How to trade news on a funded account without tripping anything
Build the day around the calendar, not the other way round. Mark every high-impact event on your instruments and shade the window either side. If a setup lands inside it, wait.
Enter early or enter late. If you want exposure to a release, either be positioned well before the window with a sensible stop, or wait for the dust to settle and trade the follow-through once spreads normalise.
Size for the spread, not the signal. Around events, assume your stop slips. Smaller size keeps a single bad fill from touching the daily limit.
Keep one trade from dominating the month. If a news day hands you an unusually large win, spread the rest of your trading so no single session breaks a consistency threshold.
Match your calendar feed to the firm's. A difference of one high-impact tag between feeds is enough to void a trade.
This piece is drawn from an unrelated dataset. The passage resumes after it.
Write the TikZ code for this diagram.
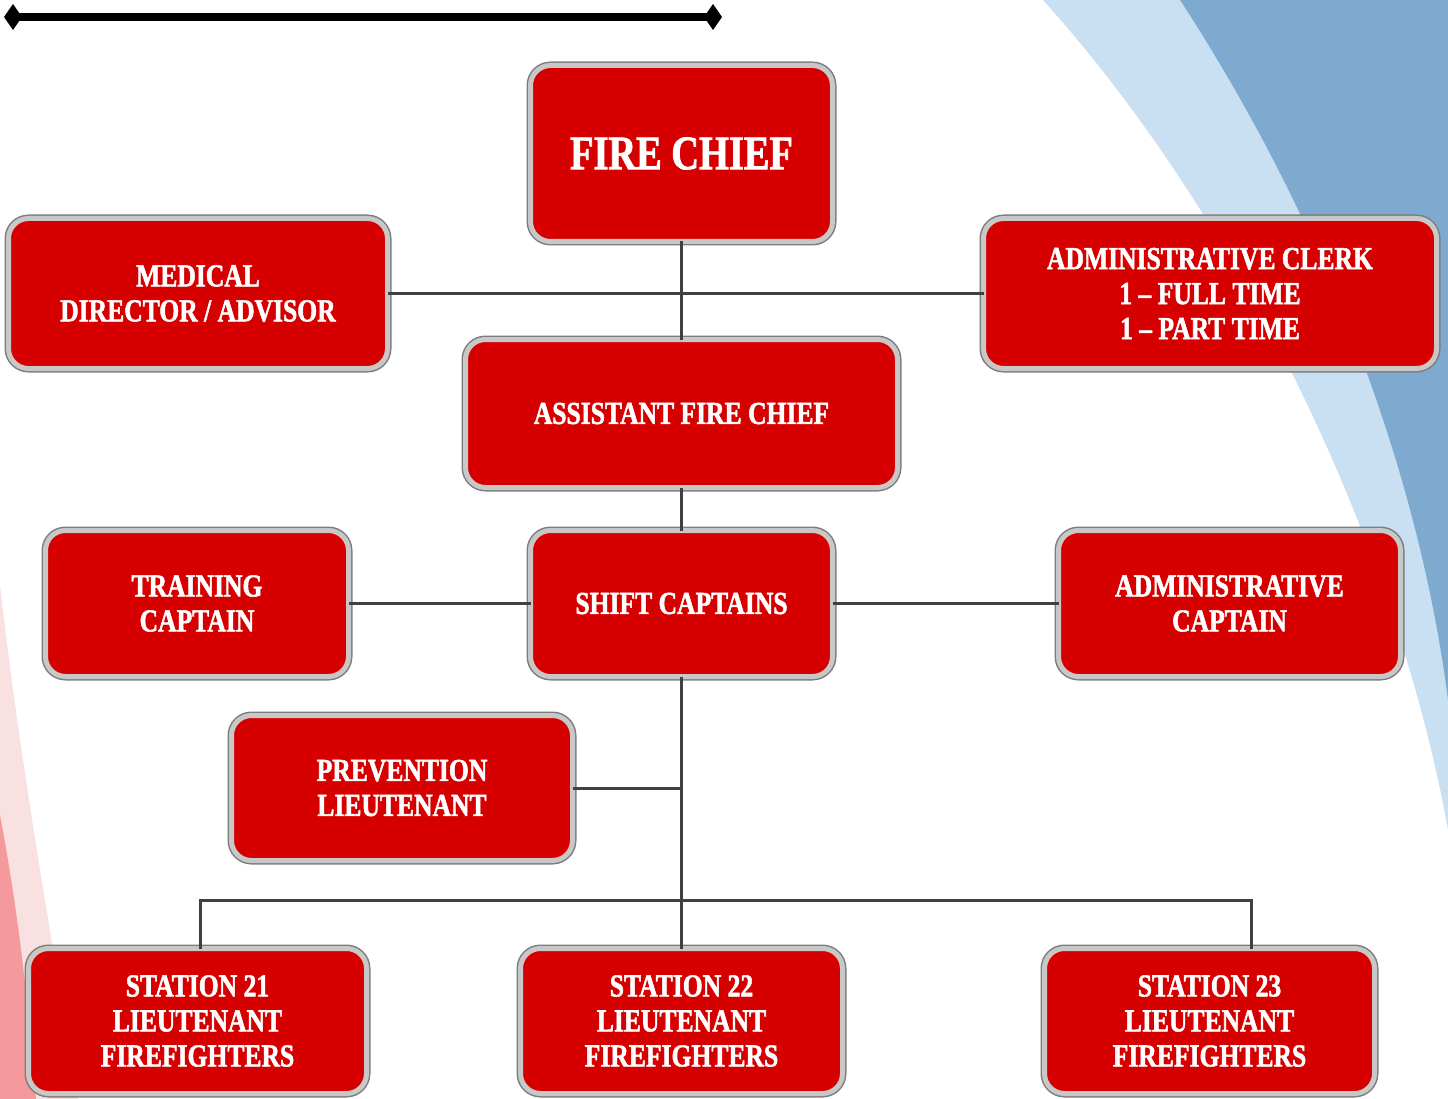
\documentclass[tikz,border=0pt]{standalone}
\usepackage{fontspec}
\newfontfamily\stencil{Liberation Serif}[FakeStretch=0.8, Ligatures=TeX, BoldFeatures={FakeBold=1.6}]
\usetikzlibrary{arrows.meta,calc}
\definecolor{boxred}{RGB}{214,0,0}
\definecolor{bevel}{RGB}{200,200,200}
\definecolor{bevdark}{RGB}{125,125,125}
\definecolor{lineg}{RGB}{64,64,64}
\definecolor{dblue}{RGB}{127,170,207}
\definecolor{lblue}{RGB}{201,223,242}
\definecolor{lpink}{RGB}{249,225,225}
\definecolor{dpink}{RGB}{244,153,156}
\tikzset{
  unit/.style={rounded corners=20pt, fill=boxred, draw=bevel, line width=5pt,
    preaction={draw=bevdark, line width=8pt},
    text=white, align=center, inner sep=0pt, outer sep=0pt,
    font=\stencil\bfseries\fontsize{32}{35}\selectfont},
  conn/.style={draw=lineg, line width=3pt}
}
\begin{document}
\begin{tikzpicture}[x=1pt,y=-1pt]
\useasboundingbox (0,0) rectangle (1448,1099);
\fill[white] (0,0) rectangle (1448,1099);
% background swooshes
\fill[lblue] (1043,0) .. controls (1250,230) and (1400,560) .. (1448,830) -- (1448,0) -- cycle;
\fill[dblue] (1180,0) .. controls (1330,230) and (1420,480) .. (1448,700) -- (1448,0) -- cycle;
\fill[lpink] (0,585) .. controls (20,760) and (45,900) .. (78,1099) -- (0,1099) -- cycle;
\fill[dpink] (0,815) .. controls (12,880) and (25,960) .. (36,1099) -- (0,1099) -- cycle;
% top rule
\coordinate (rl) at (4,17);
\coordinate (rr) at (722,17);
\draw[line width=8pt, {Diamond[length=18pt 0 0,width=26pt 0 0]}-{Diamond[length=18pt 0 0,width=26pt 0 0]}] (rl) -- (rr);
% boxes
\node[unit, minimum width=302, minimum height=176, font=\stencil\bfseries\fontsize{48}{50}\selectfont] (fc) at (681.5,153.5) {FIRE CHIEF};
\node[unit, minimum width=379, minimum height=150] (med) at (198,293.5) {MEDICAL\\DIRECTOR / ADVISOR};
\node[unit, minimum width=453, minimum height=150] (clerk) at (1210,293.5) {ADMINISTRATIVE CLERK\\1 – FULL TIME\\1 – PART TIME};
\node[unit, minimum width=432, minimum height=148] (afc) at (681.5,413.5) {ASSISTANT FIRE CHIEF};
\node[unit, minimum width=303, minimum height=146] (tc) at (197,603.5) {TRAINING\\CAPTAIN};
\node[unit, minimum width=302, minimum height=146] (sc) at (681.5,603.5) {SHIFT CAPTAINS};
\node[unit, minimum width=342, minimum height=146] (ac) at (1229.5,603.5) {ADMINISTRATIVE\\CAPTAIN};
\node[unit, minimum width=341, minimum height=145] (pl) at (402,788) {PREVENTION\\LIEUTENANT};
\node[unit, minimum width=338, minimum height=145] (s21) at (197.5,1021) {STATION 21\\LIEUTENANT\\FIREFIGHTERS};
\node[unit, minimum width=322, minimum height=145] (s22) at (681.5,1021) {STATION 22\\LIEUTENANT\\FIREFIGHTERS};
\node[unit, minimum width=330, minimum height=145] (s23) at (1209.5,1021) {STATION 23\\LIEUTENANT\\FIREFIGHTERS};
% connectors
\coordinate (b21) at (200,900);
\coordinate (b23) at (1251,900);
\draw[conn] (fc.south) -- (afc.north);
\draw[conn] (med.east) -- (clerk.west);
\draw[conn] (afc.south) -- (sc.north);
\draw[conn] (tc.east) -- (sc.west);
\draw[conn] (sc.east) -- (ac.west);
\draw[conn] (sc.south) -- (s22.north);
\draw[conn] (pl.east) -- (pl.east -| sc.south);
\draw[conn] (b21 |- s21.north) -- (b21) -- (b23) -- (b23 |- s23.north);
\end{tikzpicture}
\end{document}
If you actually want an edge around releases rather than just staying compliant, the work is in understanding what each print does to a currency before it prints, not in reacting a second faster than everyone else. That is a fundamentals question, and it rewards preparation far more than reflexes.
Track it, or you will guess
Rules you cannot see, you cannot follow. Tag every trade that lands near an event with the release, the time relative to the window, and the spread you actually got filled at. After thirty of them you will know whether your news trades genuinely earn their keep or just feel exciting. A dedicated log makes that obvious, and in TradeSave+ you can tag trades by event and filter your funded-account history to see how the news ones really performed. If you are running an evaluation right now, the same habit applies to the whole process, which is why keeping a proper journal through a prop firm challenge is worth more than any single clever entry.
News trading on a funded account is allowed far more often than the forums suggest. What is not allowed is treating the account like it is yours to gamble with a spread the firm has to underwrite. Know the window, respect the drawdown, and keep the receipts. The rest is just trading.